Segala cara demi menghalau Rohingya
Bangladesh saat ini menampung lebih dari 400.000 warga Rohingya di tempat pengungsian. Banyaknya jumlah pengungsi inilah yang mendorong pemerintah Bangladesh menginstruksikan seluruh penjaga perbatasan melakukan segala cara untuk mencegah gelombang pengungsi yang baru.
Senin (28/08), pemerintah Bangladesh mengajukan kerjasama operasi militer dengan Myanmar untuk melawan pasukan militan Rohingya di Rakhine, dengan harapan untuk mengindari pengungsi memasuki negara mereka. Tentara Bangladesh telah menahan dan memulangkan sekitar 500 warga Rohingya yang ingin melewati perbatasan sejak Senin (28/08), demikian pernyataan Shariful Islam Jamaddar, deputi pelaksana BGB kepada AFP.
PBB dan Tuduhan Aung Sang Suu Kyi
Sekjen PBB, Antonio Guterres telah mengeluarkan pernyataan yang mendesak Bangladesh untuk segera menolong warga sipil yang melarikan diri dari ancaman kekerasan di Myanmar. Ia menegaskan "sebagian besar dari pengungsi adalah perempuan dan anak-anak, sebagian dari mereka bahkan terluka".

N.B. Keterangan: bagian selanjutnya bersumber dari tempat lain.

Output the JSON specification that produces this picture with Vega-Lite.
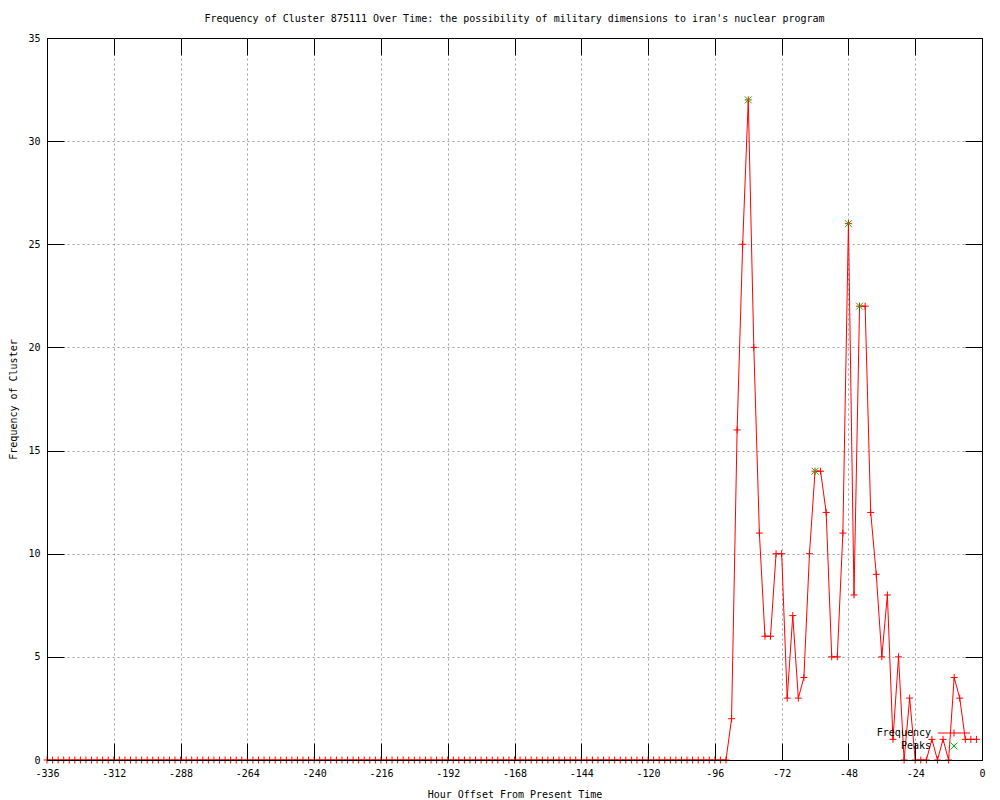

Namun, di saat bersamaan, Kantor penasihat Aung San Suu Kyi malah menuduh lembaga bantuan internasional telah menolong "teroris". Mereka mengaku akan membuktikan klaim tentang petugas dari lembaga internasional tertentu telah "berpartisipasi dengan para ekstremis saat mengepung sebuah desa di Rakhine." Bukti yang diperlihatkan pejabat Suu Kyi adalah sebuah foto dari salah satu program kampanye makanan milik PBB yang ditemukan di "kamp persembunyian teroris" pada akhir Juli lalu.
"Atas situasi yang terjadi saat ini, PBB di Myanmar untuk sementara akan memindahkan sejumlah staf keluar dari Maungdaw," demikian pernyataan juru bicara PBB setempat. Reporter Reuters menyebutkan telah melihat sekitar 100 staf meninggalkan kota Buthidaun pasca klaim pemerintah yang dirilis lewat Facebook hari Minggu lalu (27/08)
Februari lalu, Komisioner PBB bidang Hak Asasi Manusia menyebutkan tentara Myanmar telah melakukan kekerasan komunal dengan melakukan pembunuhan massal dan perkosaan terhadap warga Rohingya.